The big problem I always had with Hackmaster is the absolutly rediculous amouts of work that the DM has to put into it, from tracking the most insignificant of alignment violations to two or three hours it may take to roll up a fully statted NPC. I mean even rolling on the percentage chance for every barmaid that the PC with the Male Pattern Baldness flaw encounters to determine if she finds him more or less attractive takes time.
 

Agreed Imperialus, I think it suffers from the same thing 3E D&D does, in that because it layers on the customisation goodies for players, there needs to be abbreviated set of character generation rules for NPCs. DMs do that anyway by ignoring skills and feats and whatnot because they have to, but the rulebooks should support it explicitly a lot more fully (beyond those tables in the front of the DMG, for instance) because That's The Way The Game Is Played.
 

Imperialus said:
The big problem I always had with Hackmaster is the absolutly rediculous amouts of work that the DM has to put into it, from tracking the most insignificant of alignment violations to two or three hours it may take to roll up a fully statted NPC. I mean even rolling on the percentage chance for every barmaid that the PC with the Male Pattern Baldness flaw encounters to determine if she finds him more or less attractive takes time.

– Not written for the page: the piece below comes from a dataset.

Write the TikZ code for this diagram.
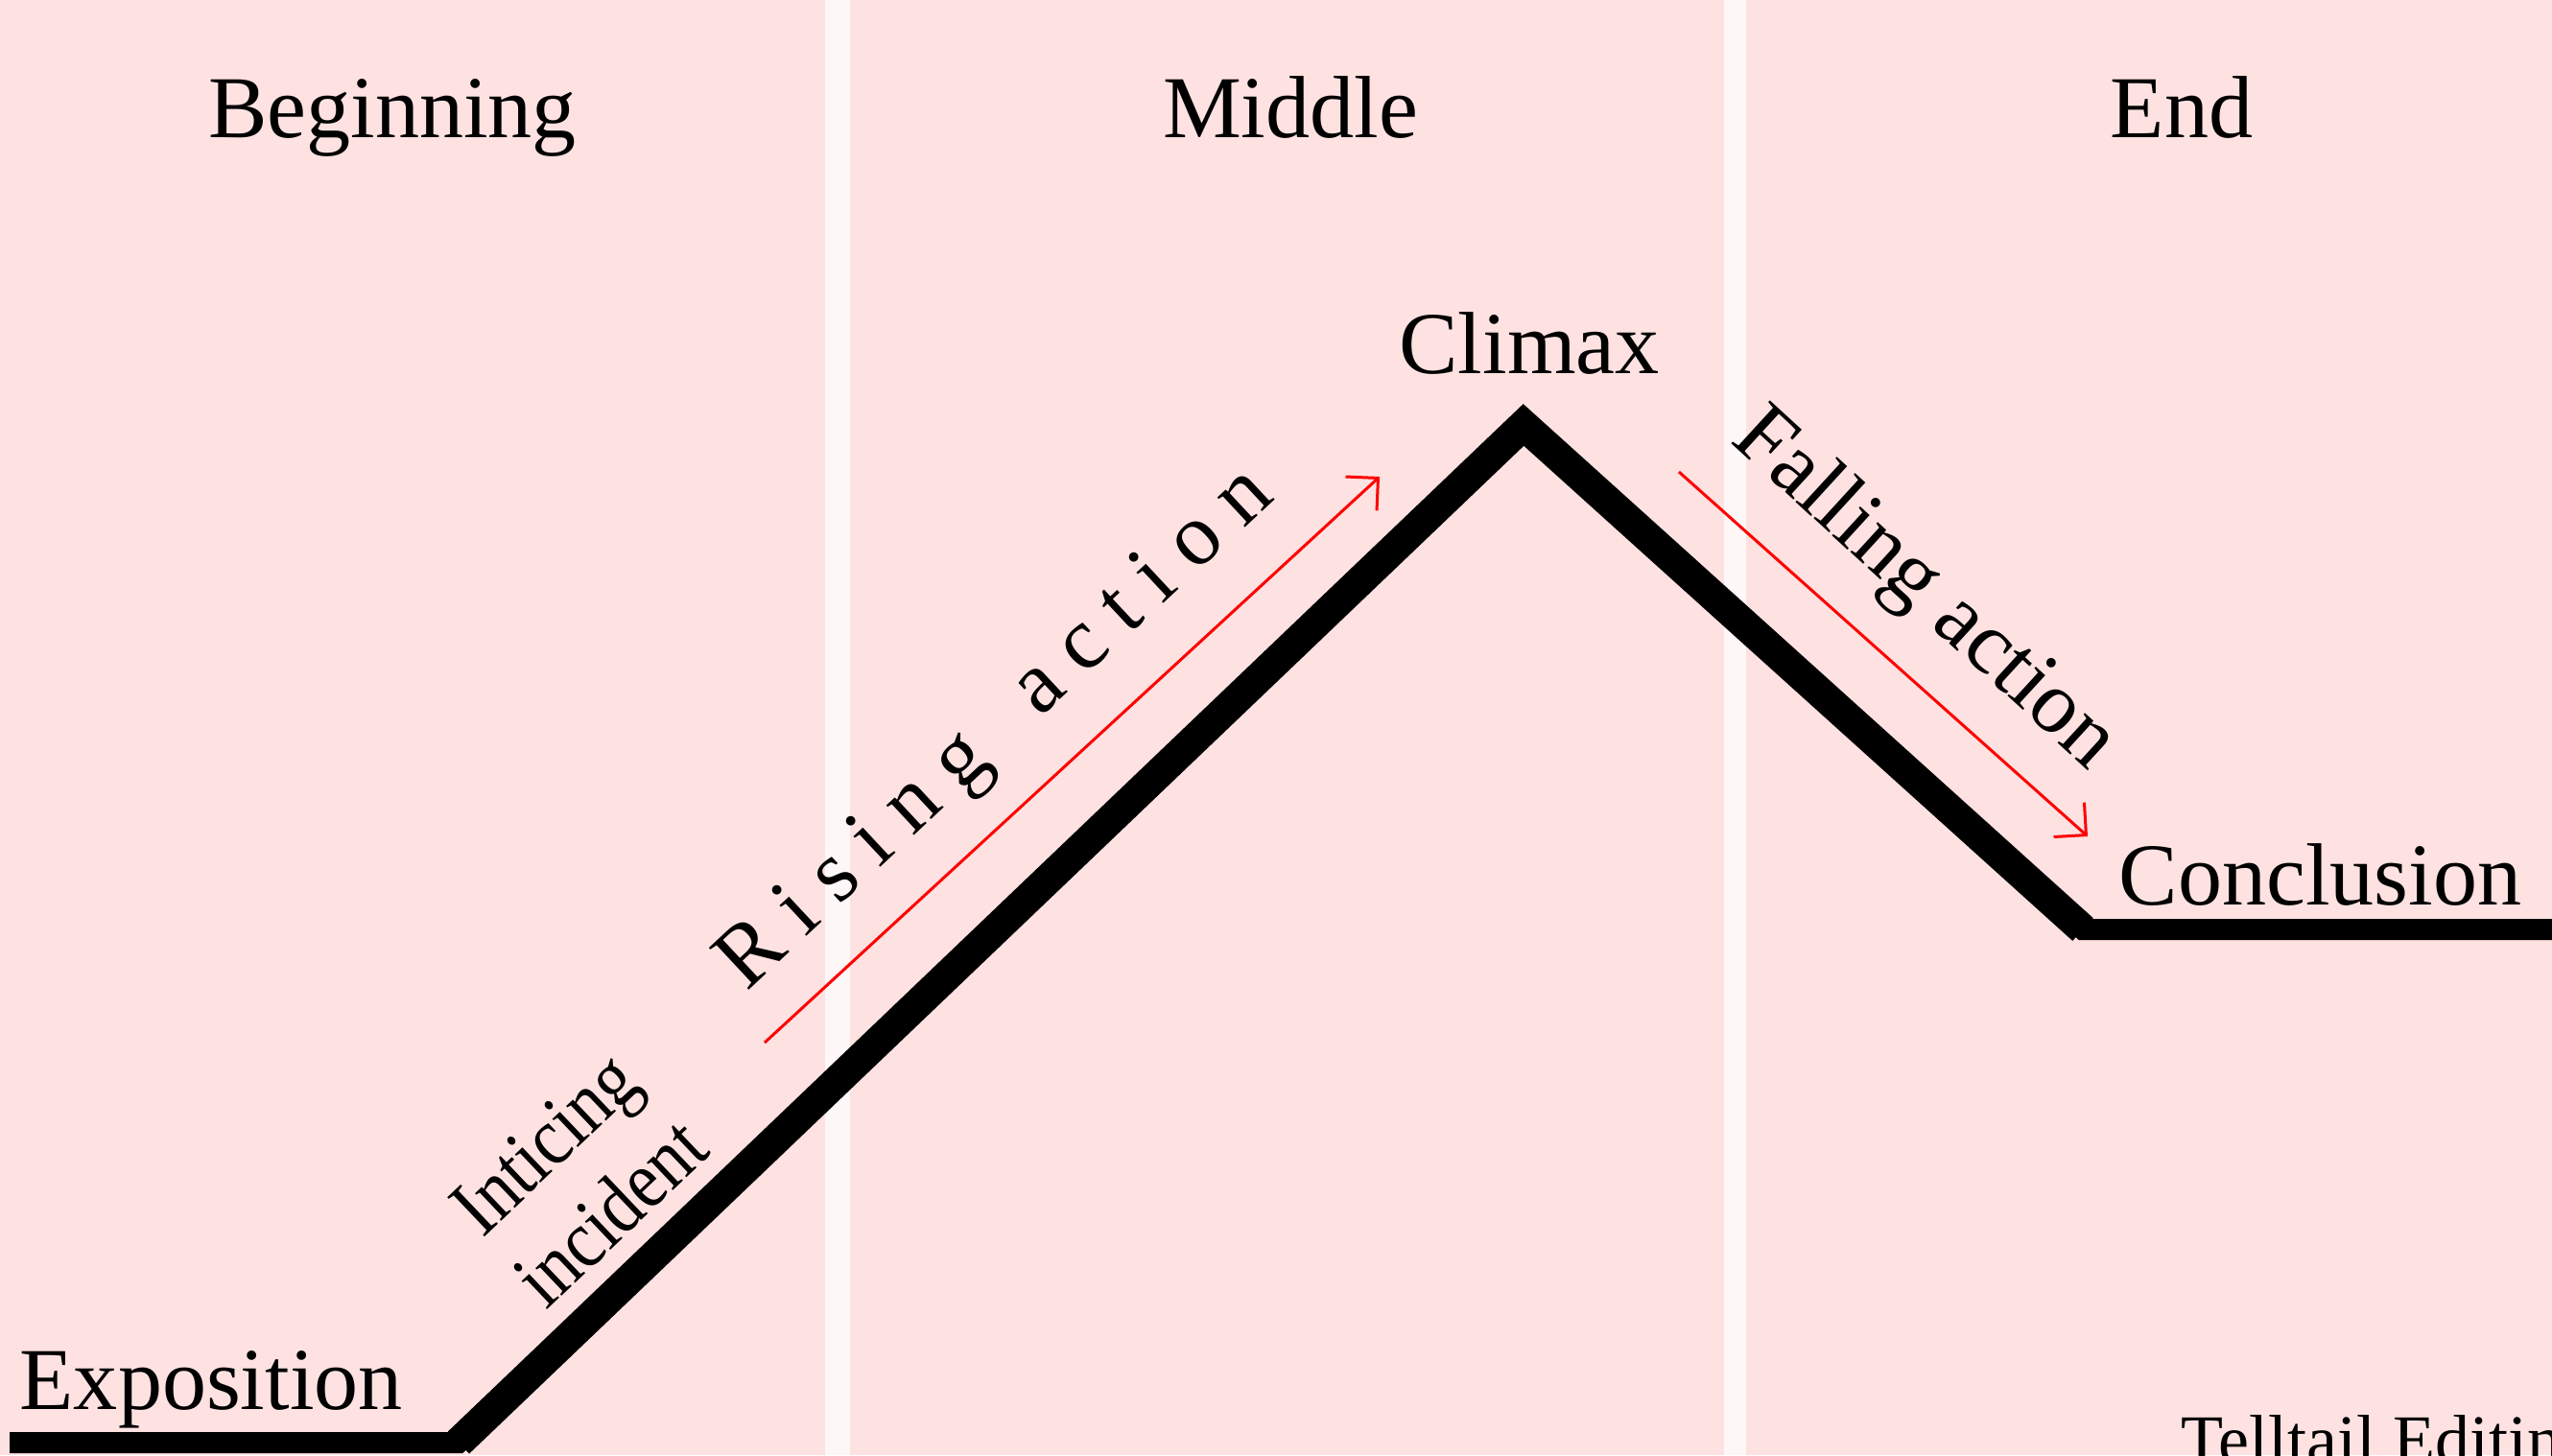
\documentclass[tikz,border=0pt]{standalone}
\usepackage{fontspec}
\setmainfont{Liberation Serif}
\newfontfamily\spacedserif{Liberation Serif}[LetterSpace=24]
\newfontfamily\narrowserif{Liberation Serif}[FakeStretch=0.86]
\usetikzlibrary{arrows.meta}
\definecolor{panelpink}{RGB}{253,226,225}
\definecolor{gapwhite}{RGB}{254,247,248}

\begin{document}
\begin{tikzpicture}[
  panel/.style={fill=panelpink, draw=none},
  label/.style={font=\fontsize{26.2}{31}\selectfont, inner sep=0pt},
  heading/.style={label, anchor=base},
  slanted/.style={label, align=center},
  flat/.style={line width=2.2mm, line join=miter, draw=black},
  arc/.style={line width=3.2mm, line join=miter, draw=black},
  action/.style={-{Straight Barb[length=2.4mm,width=4.8mm]}, draw=red, line width=0.3mm}
]
\clip (0,0) rectangle (26.6,15.17);
\fill[gapwhite] (0,0) rectangle (26.6,15.17);

% three acts
\fill[panel] (0,0) rectangle (8.60,15.17);
\fill[panel] (8.86,0) rectangle (17.97,15.17);
\fill[panel] (18.20,0) rectangle (26.6,15.17);

\node[heading] (beginning) at (4.09,13.73) {Beginning};
\node[heading] (middle) at (13.45,13.73) {Middle};
\node[heading] (ending) at (22.74,13.73) {End};

% story line
\coordinate (start) at (0.10,0.13);
\coordinate (incite) at (4.78,0.13);
\coordinate (peak) at (15.88,10.74);
\coordinate (settle) at (21.71,5.48);
\coordinate (finish) at (26.8,5.48);
\draw[flat] (start) -- (incite) -- (peak) -- (settle) -- (finish);
\draw[arc] (incite) -- (peak) -- (settle);

\node[heading, anchor=base west] (exposition) at (0.20,0.48) {Exposition};
\node[heading] (climax) at (15.94,11.27) {Climax};
\node[heading, anchor=base west] (conclusion) at (22.08,5.74) {Conclusion};

\node[slanted, rotate=43.5, font=\narrowserif\fontsize{24.5}{28.6}\selectfont]
  (inciting) at (6.02,2.89) {Inticing\\incident};

% red arrows with their labels
\coordinate (risefrom) at (7.97,4.30);
\coordinate (riseto) at (14.38,10.20);
\draw[action] (risefrom) -- (riseto);
\node[label, rotate=43, font=\spacedserif\fontsize{26.2}{31}\selectfont]
  (rising) at (10.40,7.55) {Rising~\hspace{0.25em}action};

\coordinate (fallfrom) at (17.50,10.25);
\coordinate (fallto) at (21.76,6.45);
\draw[action] (fallfrom) -- (fallto);
\node[label, rotate=-42.5] (falling) at (20.05,9.01) {Falling action};

\node[label, anchor=base west, font=\fontsize{20.5}{24}\selectfont]
  (credit) at (22.73,-0.08) {Telltail Editing};

\end{tikzpicture}
\end{document}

That is true, but there are ways to mitigate that, just as there are with other game systems. How many of us, as DMs, actually track encumbrance or spell components of PCs? I barely have time to properly flesh out the next adventure, let alone hassle with mundane crap that doesn't affect the story. The point is that, if you want the rules, they're there! In Hackmaster, I don't even track PC alignment during the game...but if they do something that I feel is an alignment infraction, I write it down and consider it later. As for making fully statted NPCs, it does take a long time...unless you have the Hackmaster Toolkit. It's a program created by a fan, and for 10 bucks, it was mine. I can create a fully statted NPC in minutes flat. In truth though, making a fully statted NPC takes me only slightly less time in D&D than it does Hackmaster, without the program. The only significant difference in Hackmaster for character creation is the character background info, and quirks & flaws (which doesn't really take much more time).

I think the game system can seem a little overwhelming at first. I had a player of my own (Tewligan, a long-standing player in my regular weekly D&D campaign) join us for the monthly Hackmaster session. After the 2nd game, he got discouraged with all of the rules and poo-ed his drawers about it. So, we changed his dirty diaper, slapped some talcum powder on his rump, and sent him home. :D

Seriously, Tewligan still games with us for the weekly D&D, but he just didn't like all of the rules in Hackmaster (I think he was put off with the extensive background charts in character creation).